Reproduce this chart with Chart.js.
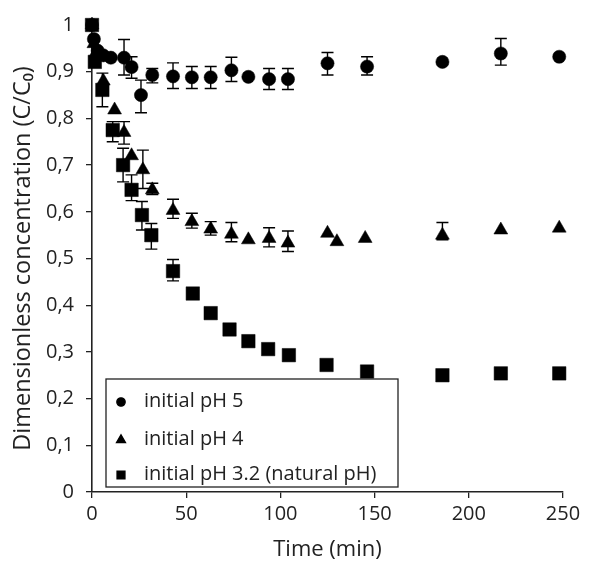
<!DOCTYPE html>
<html>
<head>
<meta charset="utf-8">
<script src="https://cdn.jsdelivr.net/npm/chart.js@4"></script>
<style>
  body { margin: 0; background: #fff; }
  #wrap { width: 599px; height: 565px; }
</style>
</head>
<body>
<div id="wrap"><canvas id="conc-chart" width="599" height="565"></canvas></div>
<script>
// time (min) and C/C0
var ph5Time = [0, 1, 3, 6, 10, 17, 21, 26, 32, 43, 53, 63, 74, 83, 94, 104, 125, 146, 186, 217, 248];
var ph5Conc = [1.0, 0.97, 0.945, 0.935, 0.93, 0.93, 0.91, 0.85, 0.893, 0.89, 0.888, 0.888, 0.903, 0.889, 0.884, 0.884, 0.918, 0.911, 0.921, 0.939, 0.932];
var ph5ErrHi = [null, null, null, null, null, 0.969, 0.932, 0.882, 0.907, 0.919, 0.911, 0.911, 0.931, null, 0.907, 0.907, 0.941, 0.932, null, 0.971, null];
var ph5ErrLo = [null, null, null, null, null, 0.893, 0.886, 0.812, 0.876, 0.864, 0.864, 0.864, 0.879, null, 0.862, 0.862, 0.893, 0.893, null, 0.914, null];

var ph4Time = [0, 1, 2, 6, 12, 17, 21, 27, 32, 43, 53, 63, 74, 83, 94, 104, 125, 130, 145, 186, 217, 248];
var ph4Conc = [1.0, 0.96, 0.94, 0.88, 0.818, 0.77, 0.72, 0.69, 0.647, 0.603, 0.579, 0.563, 0.552, 0.54, 0.543, 0.533, 0.554, 0.536, 0.543, 0.55, 0.561, 0.565];
var ph4ErrHi = [null, null, null, null, null, 0.793, null, 0.732, 0.661, 0.627, 0.597, 0.579, 0.577, null, 0.566, 0.559, null, null, null, 0.577, null, null];
var ph4ErrLo = [null, null, null, null, null, 0.745, null, 0.65, 0.637, 0.586, 0.565, 0.55, 0.536, null, 0.525, 0.515, null, null, null, 0.54, null, null];

var ph32Time = [0, 1.5, 5.5, 11, 16.5, 21, 26.5, 31.5, 43, 53.5, 63, 73, 83, 93.5, 104.5, 124.5, 146, 186, 217, 248];
var ph32Conc = [1.0, 0.921, 0.861, 0.775, 0.70, 0.647, 0.593, 0.55, 0.473, 0.425, 0.383, 0.348, 0.323, 0.306, 0.293, 0.272, 0.258, 0.25, 0.254, 0.254];
var ph32ErrHi = [null, null, 0.897, 0.793, 0.736, 0.679, 0.622, 0.575, 0.498, null, null, null, null, null, null, null, null, null, null, null];
var ph32ErrLo = [null, null, 0.825, 0.75, 0.664, 0.624, 0.561, 0.52, 0.452, null, null, null, null, null, null, null, null, null, null, null];

var seriesLabels = ["initial pH 5", "initial pH 4", "initial pH 3.2 (natural pH)"];
var xTitle = "Time (min)";
var yTitle = "Dimensionless concentration (C/C\u2080)";

var ink = "#000";
var axisColor = "#222";
var textColor = "#222";

function toPoints(xs, ys) {
    return xs.map(function (x, i) { return { x: x, y: ys[i] }; });
}

// vertical error bars with caps, drawn under the markers
var errorBars = {
    id: "errorBars",
    beforeDatasetsDraw: function (chart) {
        let ctx = chart.ctx;
        let xs = chart.scales.x, ys = chart.scales.y;
        ctx.save();
        ctx.strokeStyle = ink;
        ctx.lineWidth = 1.4;
        chart.data.datasets.forEach(function (ds) {
            ds.data.forEach(function (p, i) {
                let hi = ds.errHi[i], lo = ds.errLo[i];
                if (hi == null) return;
                let px = xs.getPixelForValue(p.x);
                let yHi = ys.getPixelForValue(hi);
                let yLo = ys.getPixelForValue(lo);
                ctx.beginPath();
                ctx.moveTo(px, yHi); ctx.lineTo(px, yLo);
                ctx.moveTo(px - 6, yHi); ctx.lineTo(px + 6, yHi);
                ctx.moveTo(px - 6, yLo); ctx.lineTo(px + 6, yLo);
                ctx.stroke();
            });
        });
        ctx.restore();
    }
};

// boxed legend in the lower left of the plot
var boxLegend = {
    id: "boxLegend",
    afterDraw: function (chart) {
        let ctx = chart.ctx;
        let area = chart.chartArea;
        let left = area.left + 14, top = area.bottom - 113;
        let w = 292, h = 108;
        ctx.save();
        ctx.fillStyle = "#fff";
        ctx.fillRect(left, top, w, h);
        ctx.strokeStyle = axisColor;
        ctx.lineWidth = 1.3;
        ctx.strokeRect(left, top, w, h);
        let rows = [22, 60, 95];
        let sizes = [4.2, 5.2, 5.6];
        ctx.font = "20px 'Open Sans'";
        ctx.textBaseline = "middle";
        chart.data.datasets.forEach(function (ds, i) {
            ctx.fillStyle = ink;
            ctx.strokeStyle = ink;
            Chart.helpers.drawPoint(ctx, { pointStyle: ds.pointStyle, radius: sizes[i], borderWidth: 0.5, rotation: 0 },
                left + 15, top + rows[i] + 1);
            ctx.fillStyle = textColor;
            ctx.fillText(ds.label, left + 38, top + rows[i]);
        });
        ctx.restore();
    }
};

let chartData = {
    datasets: [{
        label: seriesLabels[0],
        data: toPoints(ph5Time, ph5Conc),
        errHi: ph5ErrHi, errLo: ph5ErrLo,
        pointStyle: "circle",
        pointRadius: 6.6,
        backgroundColor: ink, borderColor: ink, borderWidth: 0.5
    }, {
        label: seriesLabels[1],
        data: toPoints(ph4Time, ph4Conc),
        errHi: ph4ErrHi, errLo: ph4ErrLo,
        pointStyle: "triangle",
        pointRadius: 8,
        backgroundColor: ink, borderColor: ink, borderWidth: 0.5
    }, {
        label: seriesLabels[2],
        data: toPoints(ph32Time, ph32Conc),
        errHi: ph32ErrHi, errLo: ph32ErrLo,
        pointStyle: "rect",
        pointRadius: 9.5,
        backgroundColor: ink, borderColor: ink, borderWidth: 0.5
    }]
};

let tickFont = { family: "'Open Sans'", size: 20 };

let chartOptions = {
    responsive: false,
    animation: false,
    clip: false,
    layout: { padding: { top: 25, right: 36, left: 0, bottom: 0 } },
    plugins: {
        legend: { display: false },
        tooltip: { enabled: false }
    },
    scales: {
        x: {
            type: "linear",
            min: 0, max: 250,
            afterFit: function (scale) { scale.height = 73; },
            ticks: { stepSize: 50, color: textColor, font: tickFont, padding: 4, maxRotation: 0 },
            grid: { drawOnChartArea: false, drawTicks: true, tickLength: 6, color: axisColor, lineWidth: 1.3 },
            border: { display: true, color: axisColor, width: 1.6 },
            title: { display: true, text: xTitle, color: textColor, font: { family: "'Open Sans'", size: 22 }, padding: { top: 0, bottom: 2 } }
        },
        y: {
            type: "linear",
            min: 0, max: 1,
            afterFit: function (scale) { scale.width = 92; },
            ticks: {
                stepSize: 0.1, color: textColor, font: tickFont, padding: 12,
                callback: function (v) { return String(Math.round(v * 10) / 10).replace(".", ","); }
            },
            grid: { drawOnChartArea: false, drawTicks: true, tickLength: 6, color: axisColor, lineWidth: 1.3 },
            border: { display: true, color: axisColor, width: 1.6 },
            title: { display: true, text: yTitle, color: textColor, font: { family: "'Open Sans'", size: 23.5 }, padding: { top: 9, bottom: 0 } }
        }
    }
};

let ctx = document.getElementById("conc-chart").getContext("2d");
new Chart(ctx, {
    type: "scatter",
    data: chartData,
    options: chartOptions,
    plugins: [errorBars, boxLegend]
});
</script>
</body>
</html>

Stated goal: Restate exactly, please, only the lines between the start of the data and the line containing "0.54, null, null];", both ends included, skipping the pictures.

Answer:
Reproduce this chart with Chart.js.
<!DOCTYPE html>
<html>
<head>
<meta charset="utf-8">
<script src="https://cdn.jsdelivr.net/npm/chart.js@4"></script>
<style>
  body { margin: 0; background: #fff; }
  #wrap { width: 599px; height: 565px; }
</style>
</head>
<body>
<div id="wrap"><canvas id="conc-chart" width="599" height="565"></canvas></div>
<script>
// time (min) and C/C0
var ph5Time = [0, 1, 3, 6, 10, 17, 21, 26, 32, 43, 53, 63, 74, 83, 94, 104, 125, 146, 186, 217, 248];
var ph5Conc = [1.0, 0.97, 0.945, 0.935, 0.93, 0.93, 0.91, 0.85, 0.893, 0.89, 0.888, 0.888, 0.903, 0.889, 0.884, 0.884, 0.918, 0.911, 0.921, 0.939, 0.932];
var ph5ErrHi = [null, null, null, null, null, 0.969, 0.932, 0.882, 0.907, 0.919, 0.911, 0.911, 0.931, null, 0.907, 0.907, 0.941, 0.932, null, 0.971, null];
var ph5ErrLo = [null, null, null, null, null, 0.893, 0.886, 0.812, 0.876, 0.864, 0.864, 0.864, 0.879, null, 0.862, 0.862, 0.893, 0.893, null, 0.914, null];

var ph4Time = [0, 1, 2, 6, 12, 17, 21, 27, 32, 43, 53, 63, 74, 83, 94, 104, 125, 130, 145, 186, 217, 248];
var ph4Conc = [1.0, 0.96, 0.94, 0.88, 0.818, 0.77, 0.72, 0.69, 0.647, 0.603, 0.579, 0.563, 0.552, 0.54, 0.543, 0.533, 0.554, 0.536, 0.543, 0.55, 0.561, 0.565];
var ph4ErrHi = [null, null, null, null, null, 0.793, null, 0.732, 0.661, 0.627, 0.597, 0.579, 0.577, null, 0.566, 0.559, null, null, null, 0.577, null, null];
var ph4ErrLo = [null, null, null, null, null, 0.745, null, 0.65, 0.637, 0.586, 0.565, 0.55, 0.536, null, 0.525, 0.515, null, null, null, 0.54, null, null];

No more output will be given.